Le président américain a agité la menace de sanctions secondaires à l'encontre de la Chine si d'aventure elle ne coopérait pas plus. Après le vote, samedi à l'ONU, de la résolution 2371, Washington espère que Moscou et Pékin sauront tordre le bras au jeune Kim Jong-un. Car depuis un an, le dernier rejeton de la dynastie stalinienne a tiré une trentaine d'engins, a procédé à deux essais nucléaires. Le mois dernier, en l'espace de vingt-quatre jours, il a lancé deux missiles balistiques intercontinentaux. Une sorte d'humiliation pour Trump qui assurait en janvier que cela «n'arriverait jamais». Selon plusieurs experts, le premier engin dégainé le 4 juillet, jour anniversaire de l'indépendance américaine, avait la capacité d'atteindre l'Alaska. Le second aurait pu frapper New York.

«Bad boy»

Nouvelle source d'inquiétude mardi. Le quotidien Washington Post avance que le régime de Pyongyang serait en mesure d'embarquer des charges nucléaires. «Les capacités balistiques se sont améliorées, mais à très court terme je doute que la Corée du Nord maîtrise les techniques de guidage et de détonation de ses têtes nucléaires», poursuit François Godement.

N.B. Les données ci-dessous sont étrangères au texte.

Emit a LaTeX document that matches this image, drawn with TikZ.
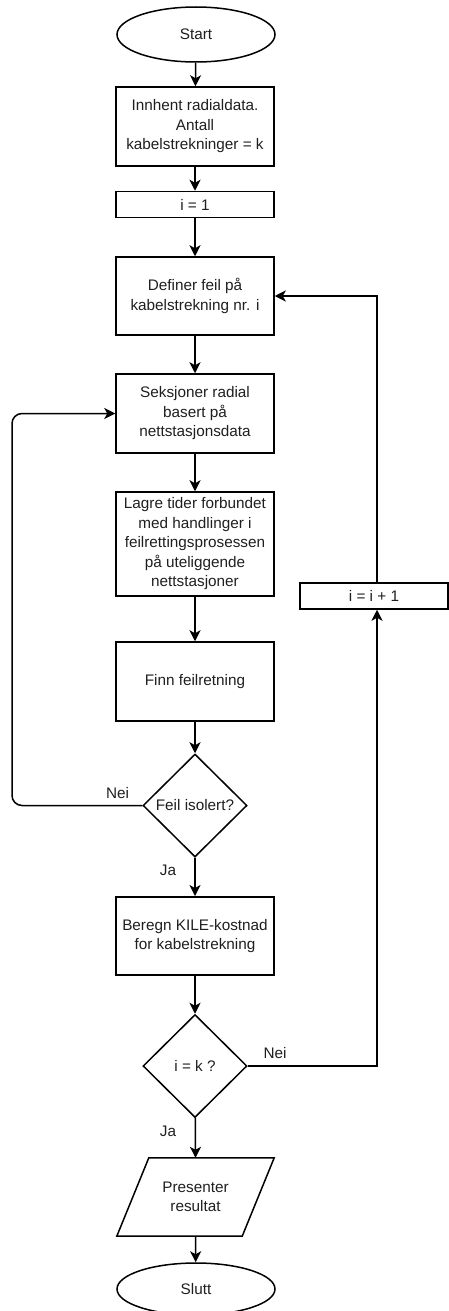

Ancien général et directeur de recherches à l'Institut des relations internationales et stratégiques, Jean-Vincent Brisset confirme que «l'état de la menace est relativement limité et je ne pense pas que les Nord-Coréens soient arrivés à miniaturiser leur charge nucléaire. En revanche, ils peuvent être tentés de tirer du chimique ou du radiologique qui ferait des dégâts. Mais vont-ils se lancer dans cette entreprise et donner un prétexte aux Américains pour frapper ?» Washington attaquera-t-il le Nord ? «Le bad boy, c'est Kim, pas Trump, reprend Brisset. Les Etats-Unis ont la capacité et toutes les techniques pour cibler une rampe de lancement, un site de fabrication ou d'ingénierie nucléaire.»

Mais Pyongyang ne restera certainement pas l'arme au pied en cas d'attaque. Le grand Séoul avec ses 25 millions d'habitants est à une quarantaine de kilomètres de son artillerie contre laquelle le bouclier antimissile américain Thaad ne peut rien. «Le châtiment du Nord sur le Sud serait effarant», note François Godement. Le reste du territoire sud-coréen et l'archipel japonais sont à portée des missiles dont le régime des Kim s'est doté depuis 1984. Et pour l'heure, ni Séoul, ni Tokyo - pourtant dirigé par le faucon Shinzo Abe - ne veulent entendre parler d'une frappe ciblée ou préventive. «C'est tout le dilemme de la région, note François Godement. Les Japonais et les Sud-Coréens se plaignent quand les Etats-Unis donnent l'impression de prendre leurs distances par rapport à la péninsule et redoutent quand ils passent à l'offensive.» Comme s'ils s'étaient résignés à vivre avec une Corée du Nord nucléarisée et dotée d'une capacité de frappe toujours plus menaçante.